23 Kasım günü tugayımız artık Kunuri mevzilerindeydi. Ancak 26 Kasım akşamı sayıları en az 300 bini bulan Kuzey Kore ordusu gece yürüyüşleri ile cepheye yaklaşmayı başardı ve daha ilk hamlede 2. Güney Kore Kolordusu'nu paramparça ederek ilk günün sonunda BM kuvvetlerini yarmış oldu. Böyle bir taarruzu beklemeyen BM ordusunda panik baş gösterdi. Cepheyi yaran düşman durdurulmalıydı ama nasıl Bunun için hazır kuvvet olarak 9. Amerikan Kolordusu'nun ihtiyatındaki Türk Tugayı ile 8. Ordu'nun ihtiyatındaki 1. Amerikan Süvari Tümeni ve 38. İngiliz Tugayı'ndan başka kuvvet yoktu.

Türk Tugayı hemen hareket etti. 38. İngiliz ve Amerikan Tümeni ise ancak bir gün sonra harekete geçebilecekti. Yani Türk Tugayı en az 1.5 gün boyunca tek başına savaşacak ve sel gibi akan Çin ordusunun üzerine yalnız yürüyecekti... Sağında ve solundaki dost kuvvetlerin nerede olduğunun ve düşmanın ne kadar kuvvetle, nereden geldiğinin bilinmediği, özetle dostla düşmanın seçilemediği bir kör yolculuktu bu!...

İşte bu bilinmezlik içinde yarılan bölgeyi tıkama görevini alan Türk Tugayı hızla yürüyüşe devam etti. Sonradan bu ani karar ve hızlı uygulamanın 8. orduyu bir kuşatmadan kurtardığı, dolayısıyla BM ordusunun yok olmasını önlediği anlaşılacaktı. Çünkü 8. Ordu, BM Ordusunun en büyük gücünü oluşturmaktaydı.

Bütün gün ve geceyi kuzeye yürüyerek geçiren Türk Tugayı, 27 Kasım sabahı sağ ve solunda dost birlikler olmaksızın, yalnız başına, meçhuller içinde ilerliyordu.

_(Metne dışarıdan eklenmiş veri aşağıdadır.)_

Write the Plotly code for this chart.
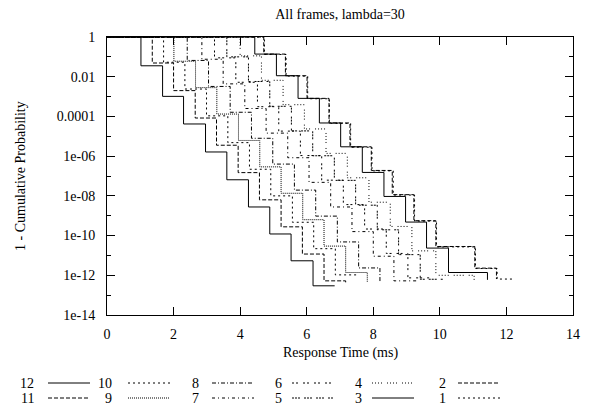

BM ordusunun 26-27 Kasım günlerinde ne derece güç bir durumda kaldığı, birlikler arasında irtibatın kopuk, haberleşmenin gayet düzensiz olduğu ve Türk Tugayı'nın da bu mevkide, dipsiz bir karanlıkta yalnız başına bırakıldığı sonraki günlerde anlaşılacaktı...

Kurmayları ile durumu tartışan Tugay Komutanı, daha ileri gitmenin tehlikeli olacağını düşünerek bu koşullarda zor olmasına rağmen geriye dönüp, boğazdan sıyrılmaya karar verdi.